November, 1972. California-born musician Mike Stockstill and two friends packed their instruments into the car and headed for Alaska.

The car was a 1942 Dodge truck that had six months earlier been a chicken coop. Mike, a mechanic, and his friends turned it back into a truck.

“It broke down every 300 miles so we had to keep fixing it,” Stockstill recalls. “We were crazy, travelling on the original nylon tires with no heater.” It was -40ºC every day.

In Dawson Creek the local newspaper ran an article about them re-enacting an original Alaska Highway drive. Stockstill laughs. “I still have the article.”

Near Pink Mountain the truck went off the road and down an embankment. “People stopped to help, but it was so steep we couldn’t be pulled out. We kept a fire going for three days until a truck hauling a Caterpillar with a winch came by.”

In Whitehorse they found an empty cabin with no roof. “We made a makeshift roof and lived in that, dirt floor and all, over the winter.”

Finances were low and food was scarce, prompting one of Stockstill’s friends to try his hand at hunting. When he shot down a seagull, it brought the game warden, Jo Lutchin, to their front door.

“Jo saw our instruments and we played together a little. He let us off with a warning about the seagull. That’s how we met.”

That spring they learned they were squatting on Whitehorse Copper property. Their house was bulldozed. They found a new place during Sourdough Rendezvous, built a green cabin and were squatters again. Until the authorities burned down their second home.

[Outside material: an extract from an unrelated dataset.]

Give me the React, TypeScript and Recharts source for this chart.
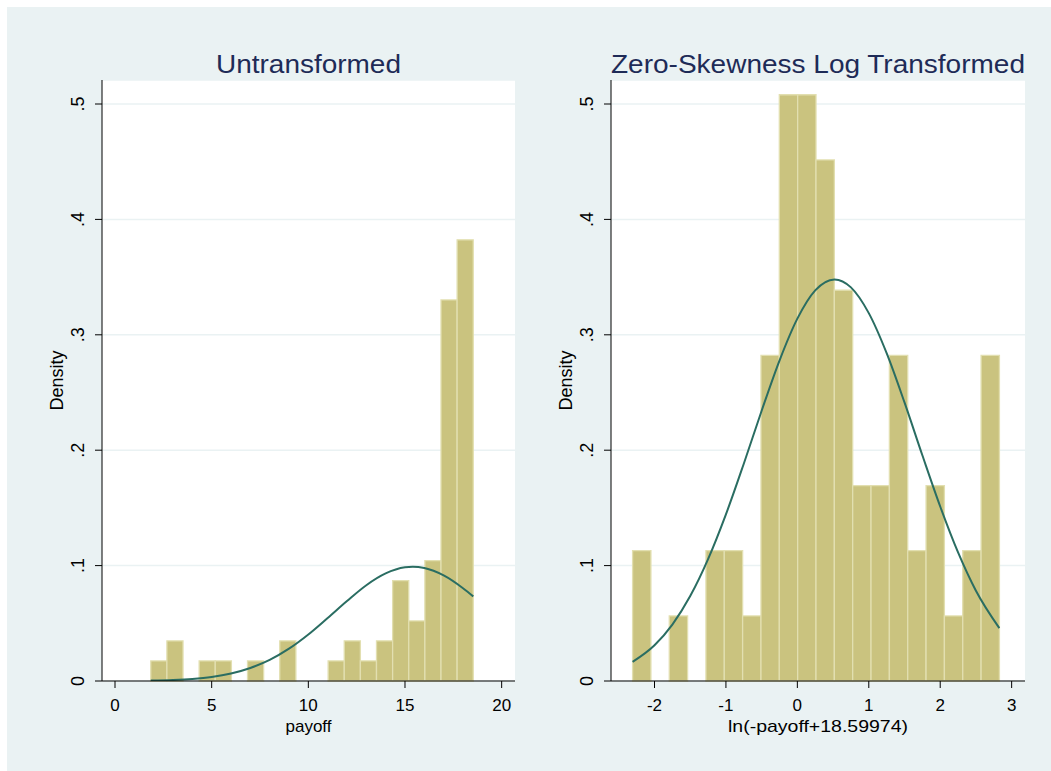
import React from 'react';
import {
  ComposedChart,
  Line,
  XAxis,
  YAxis,
  CartesianGrid,
  ReferenceArea,
} from 'recharts';

// payoff histogram: 20 bins starting at 1.85
const payoffBinStart = 1.85;
const payoffBinWidth = 0.834;
const payoffDensity = [
  0.0174, 0.0348, 0, 0.0174, 0.0174, 0, 0.0174, 0, 0.0348, 0,
  0, 0.0174, 0.0348, 0.0174, 0.0348, 0.0869, 0.0521, 0.1043, 0.3302, 0.3823,
];
const payoffCurveX = [1.85, 3, 4, 5, 6, 7, 8, 9, 10, 11, 12, 13, 14, 15, 15.4, 16, 17, 18, 18.53];
const payoffCurveY = [
  0.0004, 0.0009, 0.0018, 0.0035, 0.0065, 0.0113, 0.0183, 0.028, 0.0403, 0.0546,
  0.0693, 0.083, 0.0932, 0.0985, 0.099, 0.0979, 0.0915, 0.0804, 0.0733,
];
const payoffTicks = [0, 5, 10, 15, 20];

// ln(-payoff+18.59974) histogram: 20 bins starting at -2.307
const logBinStart = -2.307;
const logBinWidth = 0.2568;
const logDensity = [
  0.1129, 0, 0.0564, 0, 0.1129, 0.1129, 0.0564, 0.2822, 0.508, 0.508,
  0.4515, 0.3387, 0.1693, 0.1693, 0.2822, 0.1129, 0.1693, 0.0564, 0.1129, 0.2822,
];
const logCurveX = [
  -2.307, -2, -1.75, -1.5, -1.25, -1, -0.75, -0.5, -0.25, 0, 0.25,
  0.52, 0.75, 1, 1.25, 1.5, 1.75, 2, 2.25, 2.5, 2.828,
];
const logCurveY = [
  0.0166, 0.031, 0.0489, 0.0736, 0.1056, 0.1444, 0.1883, 0.2342, 0.2777, 0.314, 0.3385,
  0.348, 0.3411, 0.3188, 0.2841, 0.2414, 0.1956, 0.1512, 0.1114, 0.0782, 0.0458,
];
const logTicks = [-2, -1, 0, 1, 2, 3];

const densityTicks = [0, 0.1, 0.2, 0.3, 0.4, 0.5];

const FONT = '"Liberation Sans", Arial, sans-serif';
const BG = '#eaf2f3';
const BAR_FILL = '#cac37f';
const BAR_EDGE = '#e2dfb0';
const CURVE = '#2a6d62';
const TITLE = '#1e2b57';

const fmtDensity = (v: number) => (v === 0 ? '0' : v.toFixed(1).replace(/^0/, ''));

function DensityTick(props: any) {
  const { x, y, payload } = props;
  return (
    <text
      x={x}
      y={y}
      transform={`rotate(-90 ${x} ${y})`}
      textAnchor="middle"
      fontSize={18}
      fill="#000"
    >
      {fmtDensity(payload.value)}
    </text>
  );
}

// axis title under the x axis, baseline 9px above the bottom of the axis box
function XTitle({ viewBox, value, length }: any) {
  const cx = viewBox.x + viewBox.width / 2;
  const y = viewBox.y + viewBox.height - 9;
  return (
    <text
      x={cx}
      y={y}
      textAnchor="middle"
      fontSize={17}
      fill="#000"
      {...(length ? { textLength: length, lengthAdjust: 'spacingAndGlyphs' } : {})}
    >
      {value}
    </text>
  );
}

interface PanelProps {
  left: number;
  width: number;
  margin: { top: number; right: number; bottom: number; left: number };
  domain: [number, number];
  ticks: number[];
  xLabel: string;
  xLabelLength?: number;
  binStart: number;
  binWidth: number;
  density: number[];
  curveX: number[];
  curveY: number[];
}

function HistPanel(p: PanelProps) {
  const curve = p.curveX.map((x, i) => ({ x, y: p.curveY[i] }));
  return (
    <div style={{ position: 'absolute', left: p.left, top: 0 }}>
      <ComposedChart width={p.width} height={764} data={curve} margin={p.margin}>
        <CartesianGrid horizontal vertical={false} stroke={BG} strokeWidth={1.5} fill="#fff" />
        <XAxis
          type="number"
          dataKey="x"
          domain={p.domain}
          ticks={p.ticks}
          allowDataOverflow
          height={60}
          tickSize={7}
          tickMargin={11}
          axisLine={{ stroke: '#000' }}
          tickLine={{ stroke: '#000' }}
          tick={{ fill: '#000', fontSize: 17 }}
          label={{
            value: p.xLabel,
            content: (props: any) => <XTitle {...props} value={p.xLabel} length={p.xLabelLength} />,
          }}
        />
        <YAxis
          type="number"
          domain={[0, 0.5208]}
          ticks={densityTicks}
          allowDataOverflow
          width={90}
          tickSize={7}
          tickMargin={11}
          axisLine={{ stroke: '#000' }}
          tickLine={{ stroke: '#000' }}
          tick={<DensityTick />}
          label={{ value: 'Density', angle: -90, position: 'center', fill: '#000', fontSize: 18 }}
        />
        {p.density.map((d, i) =>
          d > 0 ? (
            <ReferenceArea
              key={i}
              x1={p.binStart + i * p.binWidth}
              x2={p.binStart + (i + 1) * p.binWidth}
              y1={0}
              y2={d}
              fill={BAR_FILL}
              fillOpacity={1}
              stroke={BAR_EDGE}
              strokeWidth={1.3}
            />
          ) : null
        )}
        <Line
          type="monotone"
          dataKey="y"
          stroke={CURVE}
          strokeWidth={2}
          dot={false}
          activeDot={false}
          isAnimationActive={false}
        />
      </ComposedChart>
    </div>
  );
}

export default function App() {
  return (
    <div
      style={{
        position: 'absolute',
        left: 7,
        top: 7,
        width: 1044,
        height: 764,
        background: BG,
        fontFamily: FONT,
      }}
    >
      <HistPanel
        left={0}
        width={520}
        margin={{ top: 73, right: 12, bottom: 30, left: 5 }}
        domain={[-0.673, 20.69]}
        ticks={payoffTicks}
        xLabel="payoff"
        binStart={payoffBinStart}
        binWidth={payoffBinWidth}
        density={payoffDensity}
        curveX={payoffCurveX}
        curveY={payoffCurveY}
      />
      <HistPanel
        left={510}
        width={534}
        margin={{ top: 73, right: 26, bottom: 30, left: 4 }}
        domain={[-2.609, 3.187]}
        ticks={logTicks}
        xLabel="ln(-payoff+18.59974)"
        xLabelLength={180}
        binStart={logBinStart}
        binWidth={logBinWidth}
        density={logDensity}
        curveX={logCurveX}
        curveY={logCurveY}
      />
      <svg
        width={1044}
        height={764}
        style={{ position: 'absolute', left: 0, top: 0, pointerEvents: 'none' }}
      >
        <text x={301.5} y={66} textAnchor="middle" fontSize={25} fill={TITLE} textLength={185} lengthAdjust="spacingAndGlyphs">
          Untransformed
        </text>
        <text x={811} y={66} textAnchor="middle" fontSize={25} fill={TITLE} textLength={414} lengthAdjust="spacingAndGlyphs">
          Zero-Skewness Log Transformed
        </text>
      </svg>
    </div>
  );
}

“We’d been here eight months and our cabin was bulldozed and burnt down. It was pretty tough.”

The next spring the RCMP sent the troupe to Skagway with a mission: sort out their immigration.

“Skagway was closed when we arrived and the ferry only ran once a week then, but I applied, proved I had $3,000 to look after myself for a year, got my papers and returned as landed immigrants. That was 1974.

“Just before I came to Canada I got my aircraft mechanic license and it got me in easily. There was no licensed mechanic up here and I didn’t want to move to Toronto or Vancouver.”

Stockstill has lived here continuously since. “I didn’t go anywhere for the first six years because we had no money.” The trio jobbed around until they ended up at Clinton Creek.

“I’d never worked at a mine before and I thought these rough miners would kill us hippies. Well, we got there and they were all hippies.”

In 1978, Air North hired Stockstill where he met flight attendant Juanita Barr, sister of Kevin Barr, local musician and former member of the legislature. “Juanita was a singer in our first band,” says Stockstill. “We used to play the KK (The Kopper King tavern).”

Since then, Stockstill has been in numerous bands and recently released a CD. And he’s applied four or five times for citizenship. “Each time they’d want some detailed family information that even my family can’t remember.” If it took over a year for an answer, he had to reapply.

In 2016, he finally received an invitation to be sworn in – 10 days too late for the ceremony.

“This year I wrote a letter explaining the situation and asking if I could be sworn in. After all, I’d like to be a Canadian before I die.”

So this Canada Day, 45 years after driving that bumpy road north, Mike Stockstill became one of our newest citizens.